SOME writer has said, that "oratory is a peculiarly American gift—not that there have not been elsewhere eloquent speakers, who could sway senates at their will—but, in America, public speaking is so universal, and the masses are so intelligent, that the inducements to cultivate an art, which will enable the speaker to control the listening crowds, are much stronger than in other countries." It is undoubtedly true that there are more examples of brilliant eloquence in the pulpit, at the bar, and on the platform before public assemblies, here than in any other country where the English tongue is spoken ; and, though our composite language may not possess the stateliness of the Castilian, the liquid music of the Italian, or the colloquial brilliancy of the French, there are extant orations in it, which are surpassed in beauty and grandeur by those of no other living tongue.

There is a tendency among our orators to verbal diffuseness ; their speeches lack condensation, and hence, though they sound well, when delivered ore rotundo, they do not read so well. We miss the vigor, pith, and points which were, in part, supplied by the earnestness of the speaker's. delivery. He is, all things considered; the most effective otator, who, with all the graces of manner, voice, and action, utters an address whose every word has been carefully selected, and conveys just the shade of meaning intended, neither less nor more, and, at the same time, so combines his words and sentences as to produce the best effect of which the language is capable. It is just the power of fully accomplishing this, which makes Mr. Phillips the finest orator in Christendom. His position, in this respect, is conceded alike by friends and foes.

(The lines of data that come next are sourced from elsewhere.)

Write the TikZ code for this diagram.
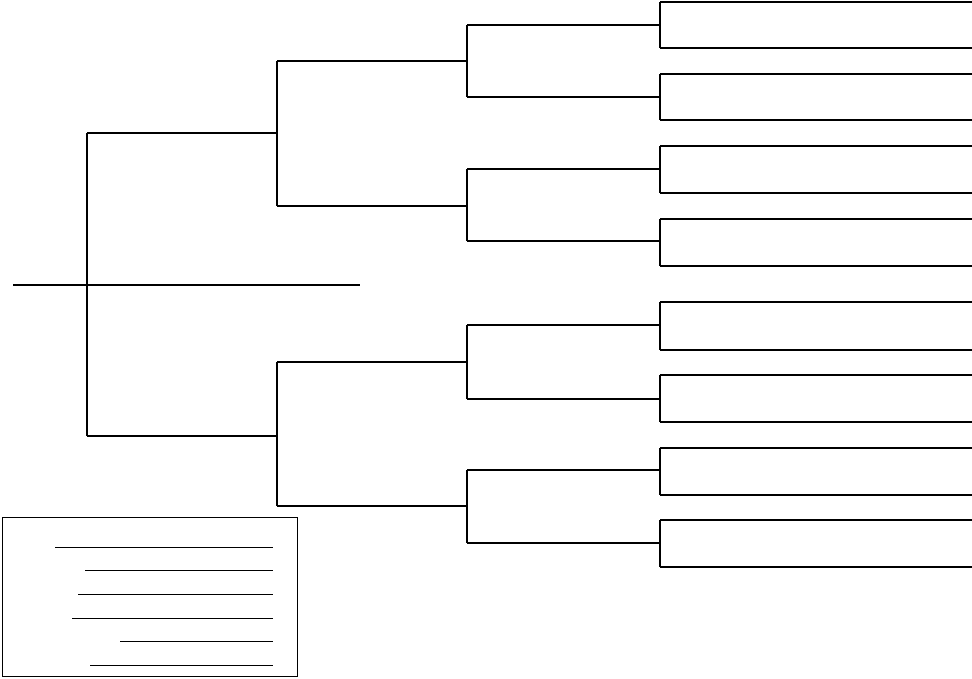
\documentclass[tikz,border=0pt]{standalone}
\begin{document}
\begin{tikzpicture}[x=1pt,y=-1pt,br/.style={line width=2.2pt},thin box/.style={line width=0.8pt}]
\useasboundingbox (0,0) rectangle (972,678);
\draw[br] (13,285) -- (360,285);
\draw[br] (87,133) -- (87,436);
\draw[br] (87,133) -- (277,133);
\draw[br] (87,436) -- (277,436);
\draw[br] (277,61) -- (277,206);
\draw[br] (277,362) -- (277,506);
\foreach \y in {61,206,362,506} \draw[br] (277,\y) -- (467,\y);
\foreach \a/\b in {25/97,169/241,325/399,470/543} {
  \draw[br] (467,\a) -- (467,\b);
  \draw[br] (467,\a) -- (660,\a);
  \draw[br] (467,\b) -- (660,\b);
}
\foreach \a/\b in {2/48,74/120,146/193,219/266,302/350,375/422,448/495,520/567} {
  \draw[br] (660,\a) -- (660,\b);
  \draw[br] (660,\a) -- (972,\a);
  \draw[br] (660,\b) -- (972,\b);
}
\draw[thin box] (2,517) rectangle (297,676);
\foreach \y/\x in {547/55,570/85,594/78,618/72,641/120,665/90}
  \draw[line width=1pt] (\x,\y) -- (273,\y);
\end{tikzpicture}
\end{document}
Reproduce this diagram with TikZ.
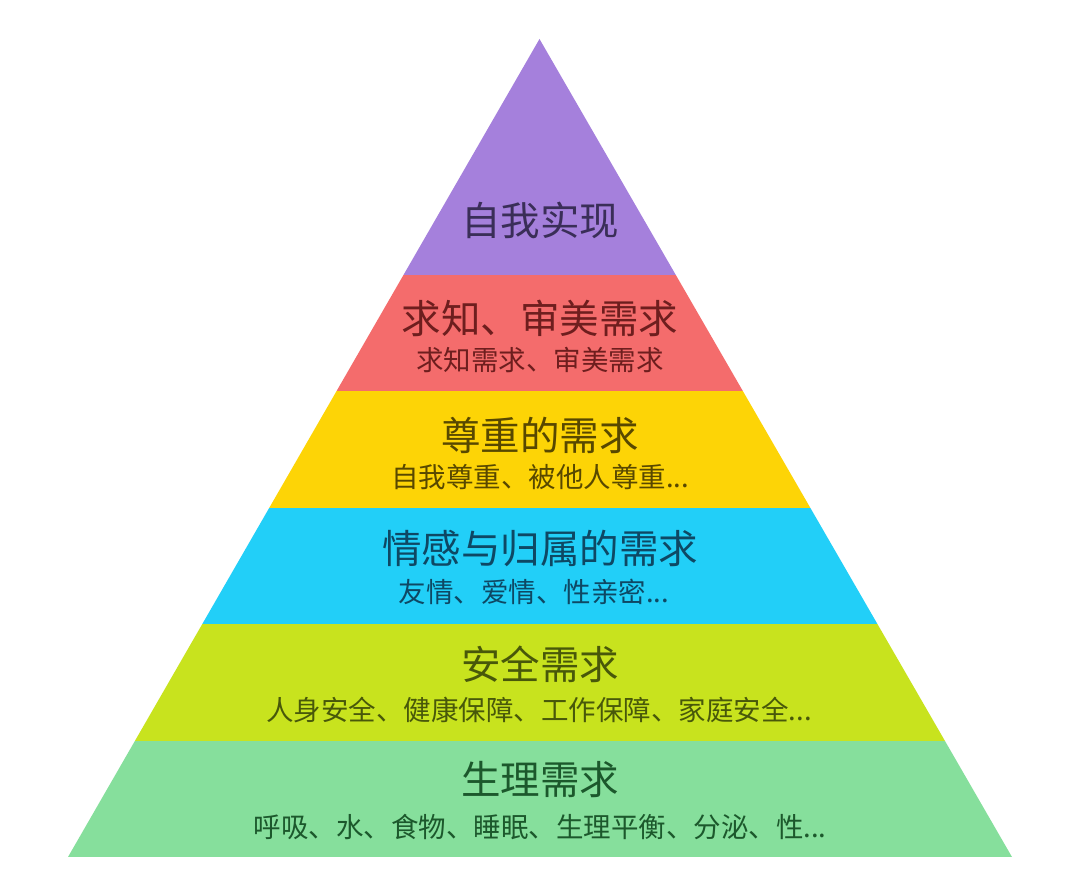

Some have doubted whether eloquence was a natural or an acquired endowment, and those who inclined to the latter view have adduced the long and painful efforts of Demosthenes; and, in our own time, of Henry Ward Beecher, to overcome natural difficulties of delivery. We cannot doubt that these men, and many others, have triumphed over great obstacles, in attaining a ready and effective utterance of the great thoughts which were seeking deliverance from the prison-house of the brain; but the eloquence was behind all these obstacles, and it would have vent. It was the gift of God, and however it might be obscured at first, by imperfection of voice, by a faltering and hesitating tongue, or other impediments of speech, it was there, and must eventually force its way out. Happy those who, like Mr. Phillips, possess naturally all these graces of delivery, and who owe little to the help of art. Mr. Phillips' first public oration, delivered impromptu, possesses all the fine characteristics of his later ones, was delivered with as much fervor and with as powerful an effect as any of the thousands since, which have held listening crowds in speechless delight. There was the same careful and apparently instinctive choice of the best words to express his thoughts, the same keen and polished invective, the same system and order in his arrangement, and the same fervid and brilliant peroration. If be has never improved on that eloquent address, delivered now nearly thirty-five years ago, it is because that it was so perfect a production as to leave no room for improvement.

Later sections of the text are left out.